[START]

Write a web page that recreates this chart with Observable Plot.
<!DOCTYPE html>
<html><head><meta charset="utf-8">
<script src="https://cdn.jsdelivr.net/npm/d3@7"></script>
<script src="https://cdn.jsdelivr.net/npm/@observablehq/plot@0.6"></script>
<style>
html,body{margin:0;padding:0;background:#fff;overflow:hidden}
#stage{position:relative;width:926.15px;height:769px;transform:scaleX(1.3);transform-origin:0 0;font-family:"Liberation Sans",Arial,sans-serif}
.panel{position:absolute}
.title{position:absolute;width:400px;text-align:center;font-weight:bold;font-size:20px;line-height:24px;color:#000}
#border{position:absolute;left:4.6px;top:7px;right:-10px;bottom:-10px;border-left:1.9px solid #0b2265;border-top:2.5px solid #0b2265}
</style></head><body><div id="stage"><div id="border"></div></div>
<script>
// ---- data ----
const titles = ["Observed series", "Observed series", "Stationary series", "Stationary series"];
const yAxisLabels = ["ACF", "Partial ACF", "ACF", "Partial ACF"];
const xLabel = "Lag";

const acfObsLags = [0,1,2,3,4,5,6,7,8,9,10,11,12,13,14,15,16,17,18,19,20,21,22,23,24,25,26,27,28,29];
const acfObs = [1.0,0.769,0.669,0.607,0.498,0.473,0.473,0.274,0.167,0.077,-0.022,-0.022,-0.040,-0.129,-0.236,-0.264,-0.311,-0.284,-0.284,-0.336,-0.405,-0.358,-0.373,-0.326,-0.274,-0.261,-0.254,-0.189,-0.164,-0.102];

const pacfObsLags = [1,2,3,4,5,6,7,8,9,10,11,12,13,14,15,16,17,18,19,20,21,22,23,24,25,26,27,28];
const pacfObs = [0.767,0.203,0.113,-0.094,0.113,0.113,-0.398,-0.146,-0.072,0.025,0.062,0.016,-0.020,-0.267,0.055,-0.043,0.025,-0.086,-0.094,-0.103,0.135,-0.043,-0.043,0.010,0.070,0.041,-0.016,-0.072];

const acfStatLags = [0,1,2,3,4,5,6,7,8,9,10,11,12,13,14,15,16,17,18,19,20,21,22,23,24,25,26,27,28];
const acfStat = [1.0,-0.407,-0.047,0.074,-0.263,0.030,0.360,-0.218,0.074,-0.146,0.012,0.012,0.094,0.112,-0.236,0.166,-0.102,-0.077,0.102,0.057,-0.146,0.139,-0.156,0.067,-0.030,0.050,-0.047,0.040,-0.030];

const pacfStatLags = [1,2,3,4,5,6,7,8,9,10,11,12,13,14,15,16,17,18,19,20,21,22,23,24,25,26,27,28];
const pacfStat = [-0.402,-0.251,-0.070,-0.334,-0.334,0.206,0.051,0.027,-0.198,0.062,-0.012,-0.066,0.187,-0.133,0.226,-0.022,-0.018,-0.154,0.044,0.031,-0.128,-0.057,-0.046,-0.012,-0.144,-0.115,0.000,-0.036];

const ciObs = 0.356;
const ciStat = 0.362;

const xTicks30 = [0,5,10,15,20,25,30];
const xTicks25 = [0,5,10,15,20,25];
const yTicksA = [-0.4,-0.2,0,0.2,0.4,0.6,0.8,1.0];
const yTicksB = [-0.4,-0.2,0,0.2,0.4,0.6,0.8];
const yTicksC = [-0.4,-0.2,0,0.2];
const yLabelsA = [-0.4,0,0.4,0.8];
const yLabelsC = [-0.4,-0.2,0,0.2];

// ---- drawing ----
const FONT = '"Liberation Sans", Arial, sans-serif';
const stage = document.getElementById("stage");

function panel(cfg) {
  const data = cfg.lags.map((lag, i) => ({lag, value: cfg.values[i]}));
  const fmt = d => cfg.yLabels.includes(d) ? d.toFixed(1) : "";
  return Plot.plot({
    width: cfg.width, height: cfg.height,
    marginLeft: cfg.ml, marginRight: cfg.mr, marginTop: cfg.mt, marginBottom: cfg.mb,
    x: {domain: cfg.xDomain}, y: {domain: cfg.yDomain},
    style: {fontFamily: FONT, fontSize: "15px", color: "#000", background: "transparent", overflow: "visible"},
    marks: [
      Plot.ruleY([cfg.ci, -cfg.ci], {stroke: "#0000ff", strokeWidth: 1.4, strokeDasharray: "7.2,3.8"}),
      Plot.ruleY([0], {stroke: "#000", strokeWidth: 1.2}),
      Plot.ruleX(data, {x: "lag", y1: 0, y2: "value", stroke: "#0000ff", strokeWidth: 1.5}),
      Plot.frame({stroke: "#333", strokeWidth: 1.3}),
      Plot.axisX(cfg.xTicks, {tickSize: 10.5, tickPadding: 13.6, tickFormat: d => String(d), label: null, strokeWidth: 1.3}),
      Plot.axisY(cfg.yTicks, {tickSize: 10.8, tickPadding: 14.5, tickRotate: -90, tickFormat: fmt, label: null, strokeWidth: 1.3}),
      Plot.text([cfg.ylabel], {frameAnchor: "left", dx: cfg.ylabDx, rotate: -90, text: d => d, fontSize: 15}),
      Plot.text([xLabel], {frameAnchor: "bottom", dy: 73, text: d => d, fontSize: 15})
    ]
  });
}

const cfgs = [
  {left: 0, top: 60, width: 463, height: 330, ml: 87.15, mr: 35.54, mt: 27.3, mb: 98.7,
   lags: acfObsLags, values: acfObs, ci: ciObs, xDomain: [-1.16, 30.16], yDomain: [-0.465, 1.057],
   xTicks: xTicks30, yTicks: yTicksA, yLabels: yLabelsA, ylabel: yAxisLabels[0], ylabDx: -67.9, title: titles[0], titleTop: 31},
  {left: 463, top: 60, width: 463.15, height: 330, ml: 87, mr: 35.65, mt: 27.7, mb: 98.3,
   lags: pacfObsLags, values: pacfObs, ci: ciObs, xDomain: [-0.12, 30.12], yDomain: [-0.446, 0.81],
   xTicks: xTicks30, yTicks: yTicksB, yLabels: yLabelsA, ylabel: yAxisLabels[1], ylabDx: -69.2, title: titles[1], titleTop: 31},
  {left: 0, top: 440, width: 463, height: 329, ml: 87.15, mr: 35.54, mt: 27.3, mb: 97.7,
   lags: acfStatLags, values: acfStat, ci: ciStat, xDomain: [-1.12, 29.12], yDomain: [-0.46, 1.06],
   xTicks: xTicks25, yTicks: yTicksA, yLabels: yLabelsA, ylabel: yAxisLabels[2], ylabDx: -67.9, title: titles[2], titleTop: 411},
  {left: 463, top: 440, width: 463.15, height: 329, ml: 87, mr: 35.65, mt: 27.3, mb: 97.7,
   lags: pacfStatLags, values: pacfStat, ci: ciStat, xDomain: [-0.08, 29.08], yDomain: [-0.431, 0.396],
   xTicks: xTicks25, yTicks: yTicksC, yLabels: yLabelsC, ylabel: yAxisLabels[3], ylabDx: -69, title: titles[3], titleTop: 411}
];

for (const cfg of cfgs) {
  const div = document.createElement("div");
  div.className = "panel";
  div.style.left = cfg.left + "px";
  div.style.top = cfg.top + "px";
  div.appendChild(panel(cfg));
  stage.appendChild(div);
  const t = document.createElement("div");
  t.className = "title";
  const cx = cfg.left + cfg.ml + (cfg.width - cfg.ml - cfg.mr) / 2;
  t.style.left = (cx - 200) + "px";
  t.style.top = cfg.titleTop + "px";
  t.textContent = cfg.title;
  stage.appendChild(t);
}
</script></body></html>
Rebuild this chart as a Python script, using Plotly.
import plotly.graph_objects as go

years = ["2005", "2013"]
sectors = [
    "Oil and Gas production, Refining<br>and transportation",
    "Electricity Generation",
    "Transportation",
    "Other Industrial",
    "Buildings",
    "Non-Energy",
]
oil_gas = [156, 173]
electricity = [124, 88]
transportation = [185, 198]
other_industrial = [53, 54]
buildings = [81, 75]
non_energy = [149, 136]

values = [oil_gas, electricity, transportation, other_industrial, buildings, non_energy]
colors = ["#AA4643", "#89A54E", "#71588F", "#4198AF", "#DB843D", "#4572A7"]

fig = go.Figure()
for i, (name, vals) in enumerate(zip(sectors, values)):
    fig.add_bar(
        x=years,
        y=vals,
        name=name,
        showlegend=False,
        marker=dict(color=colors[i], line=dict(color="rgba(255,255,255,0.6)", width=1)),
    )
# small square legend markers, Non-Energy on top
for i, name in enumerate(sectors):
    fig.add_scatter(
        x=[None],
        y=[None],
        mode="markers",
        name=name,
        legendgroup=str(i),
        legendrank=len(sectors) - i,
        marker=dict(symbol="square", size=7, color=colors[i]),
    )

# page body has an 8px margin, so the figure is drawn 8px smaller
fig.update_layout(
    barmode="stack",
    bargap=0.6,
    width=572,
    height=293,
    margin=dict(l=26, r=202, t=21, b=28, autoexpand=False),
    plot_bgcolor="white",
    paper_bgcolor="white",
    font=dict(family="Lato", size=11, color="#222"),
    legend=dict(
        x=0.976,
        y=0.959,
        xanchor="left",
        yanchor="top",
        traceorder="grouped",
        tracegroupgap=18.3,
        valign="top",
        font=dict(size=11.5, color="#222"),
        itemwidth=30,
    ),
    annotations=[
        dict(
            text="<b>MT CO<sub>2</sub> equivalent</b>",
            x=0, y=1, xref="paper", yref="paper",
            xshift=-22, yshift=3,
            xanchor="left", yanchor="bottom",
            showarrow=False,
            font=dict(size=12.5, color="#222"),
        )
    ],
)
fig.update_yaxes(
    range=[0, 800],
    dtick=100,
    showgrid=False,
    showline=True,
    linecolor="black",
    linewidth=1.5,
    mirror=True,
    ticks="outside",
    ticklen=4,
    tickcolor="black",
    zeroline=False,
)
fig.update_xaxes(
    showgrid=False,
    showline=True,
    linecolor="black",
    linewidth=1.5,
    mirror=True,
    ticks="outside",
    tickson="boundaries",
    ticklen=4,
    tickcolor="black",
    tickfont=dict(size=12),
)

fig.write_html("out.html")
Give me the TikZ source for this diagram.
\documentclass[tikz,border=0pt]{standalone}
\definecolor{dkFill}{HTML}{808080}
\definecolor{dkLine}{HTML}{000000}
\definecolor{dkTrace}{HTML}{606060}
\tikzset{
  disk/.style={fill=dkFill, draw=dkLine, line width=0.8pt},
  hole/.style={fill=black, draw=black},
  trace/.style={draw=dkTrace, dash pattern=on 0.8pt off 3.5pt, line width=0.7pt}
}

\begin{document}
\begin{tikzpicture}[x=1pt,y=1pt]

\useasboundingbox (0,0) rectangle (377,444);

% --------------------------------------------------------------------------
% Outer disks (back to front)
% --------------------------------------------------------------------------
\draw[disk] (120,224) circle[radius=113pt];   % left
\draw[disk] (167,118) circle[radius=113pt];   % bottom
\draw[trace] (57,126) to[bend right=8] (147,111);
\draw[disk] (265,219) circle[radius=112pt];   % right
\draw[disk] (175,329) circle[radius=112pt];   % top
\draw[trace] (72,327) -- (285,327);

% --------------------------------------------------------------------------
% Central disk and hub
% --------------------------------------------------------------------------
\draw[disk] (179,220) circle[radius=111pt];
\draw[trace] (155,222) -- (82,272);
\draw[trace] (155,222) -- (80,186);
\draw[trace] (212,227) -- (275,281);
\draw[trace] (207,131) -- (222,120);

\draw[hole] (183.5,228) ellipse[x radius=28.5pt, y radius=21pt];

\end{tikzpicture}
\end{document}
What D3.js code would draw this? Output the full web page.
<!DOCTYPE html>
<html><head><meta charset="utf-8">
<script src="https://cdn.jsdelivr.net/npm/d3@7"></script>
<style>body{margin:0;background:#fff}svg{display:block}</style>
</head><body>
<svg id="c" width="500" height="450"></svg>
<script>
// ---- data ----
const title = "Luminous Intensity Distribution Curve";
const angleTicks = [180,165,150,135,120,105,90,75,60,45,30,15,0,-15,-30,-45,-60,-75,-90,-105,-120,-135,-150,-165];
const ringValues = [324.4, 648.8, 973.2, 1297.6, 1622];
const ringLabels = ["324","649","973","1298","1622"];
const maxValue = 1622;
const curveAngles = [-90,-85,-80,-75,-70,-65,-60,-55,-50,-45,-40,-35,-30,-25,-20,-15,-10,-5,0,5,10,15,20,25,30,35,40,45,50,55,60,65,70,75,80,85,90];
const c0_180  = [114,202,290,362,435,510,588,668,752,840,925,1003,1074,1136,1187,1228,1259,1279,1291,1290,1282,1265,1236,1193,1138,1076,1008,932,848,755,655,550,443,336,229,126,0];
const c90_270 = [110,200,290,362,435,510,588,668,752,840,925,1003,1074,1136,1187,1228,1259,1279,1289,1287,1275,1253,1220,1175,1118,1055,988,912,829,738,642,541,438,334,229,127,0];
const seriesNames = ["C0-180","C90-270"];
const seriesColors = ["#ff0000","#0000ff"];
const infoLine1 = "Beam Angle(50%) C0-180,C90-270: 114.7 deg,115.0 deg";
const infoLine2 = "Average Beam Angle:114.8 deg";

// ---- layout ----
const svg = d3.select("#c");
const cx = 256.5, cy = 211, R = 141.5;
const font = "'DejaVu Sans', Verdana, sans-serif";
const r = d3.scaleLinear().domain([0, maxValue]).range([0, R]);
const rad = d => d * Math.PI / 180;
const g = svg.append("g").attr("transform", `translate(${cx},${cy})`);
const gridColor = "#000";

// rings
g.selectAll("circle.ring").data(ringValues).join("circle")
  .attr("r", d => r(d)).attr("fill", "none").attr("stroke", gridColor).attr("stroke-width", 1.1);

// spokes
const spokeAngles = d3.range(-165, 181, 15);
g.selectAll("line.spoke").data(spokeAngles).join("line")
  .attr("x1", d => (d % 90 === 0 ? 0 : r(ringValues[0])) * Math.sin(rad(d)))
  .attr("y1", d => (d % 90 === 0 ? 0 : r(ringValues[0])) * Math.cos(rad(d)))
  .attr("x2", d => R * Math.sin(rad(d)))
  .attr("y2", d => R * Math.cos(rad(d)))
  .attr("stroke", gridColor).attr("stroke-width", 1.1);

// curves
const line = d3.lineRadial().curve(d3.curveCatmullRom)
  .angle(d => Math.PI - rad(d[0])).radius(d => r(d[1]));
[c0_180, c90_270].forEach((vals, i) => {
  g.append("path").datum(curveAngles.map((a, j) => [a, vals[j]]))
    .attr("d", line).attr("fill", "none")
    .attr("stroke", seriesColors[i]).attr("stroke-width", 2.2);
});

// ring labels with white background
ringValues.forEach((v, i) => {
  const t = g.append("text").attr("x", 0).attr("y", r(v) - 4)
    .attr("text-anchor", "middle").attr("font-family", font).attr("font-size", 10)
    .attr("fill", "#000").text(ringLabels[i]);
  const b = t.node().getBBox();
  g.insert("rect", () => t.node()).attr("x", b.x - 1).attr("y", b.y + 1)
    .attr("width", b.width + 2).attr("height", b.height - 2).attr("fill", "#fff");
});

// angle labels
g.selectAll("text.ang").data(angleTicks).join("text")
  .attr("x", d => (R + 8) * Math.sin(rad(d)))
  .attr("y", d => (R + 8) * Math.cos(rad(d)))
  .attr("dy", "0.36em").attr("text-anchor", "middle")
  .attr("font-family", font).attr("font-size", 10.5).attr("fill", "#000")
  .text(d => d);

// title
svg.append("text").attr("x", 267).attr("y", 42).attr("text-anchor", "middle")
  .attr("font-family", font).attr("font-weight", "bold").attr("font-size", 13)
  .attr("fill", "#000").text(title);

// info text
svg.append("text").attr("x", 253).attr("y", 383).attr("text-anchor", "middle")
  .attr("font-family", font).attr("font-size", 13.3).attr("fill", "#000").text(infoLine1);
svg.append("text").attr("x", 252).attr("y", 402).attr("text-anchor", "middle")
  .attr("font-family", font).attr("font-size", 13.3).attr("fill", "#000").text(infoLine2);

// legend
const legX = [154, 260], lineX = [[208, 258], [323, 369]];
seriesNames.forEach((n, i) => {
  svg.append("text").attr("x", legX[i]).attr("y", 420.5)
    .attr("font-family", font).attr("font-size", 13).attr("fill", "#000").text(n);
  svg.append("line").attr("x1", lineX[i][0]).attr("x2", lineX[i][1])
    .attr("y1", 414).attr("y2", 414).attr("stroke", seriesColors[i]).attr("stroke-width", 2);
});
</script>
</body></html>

[END]

• _STATED GOAL_: Reply with nothing but the number of lines in the data above that contain "chart".

• _EXERCISE RESPONSE_: 2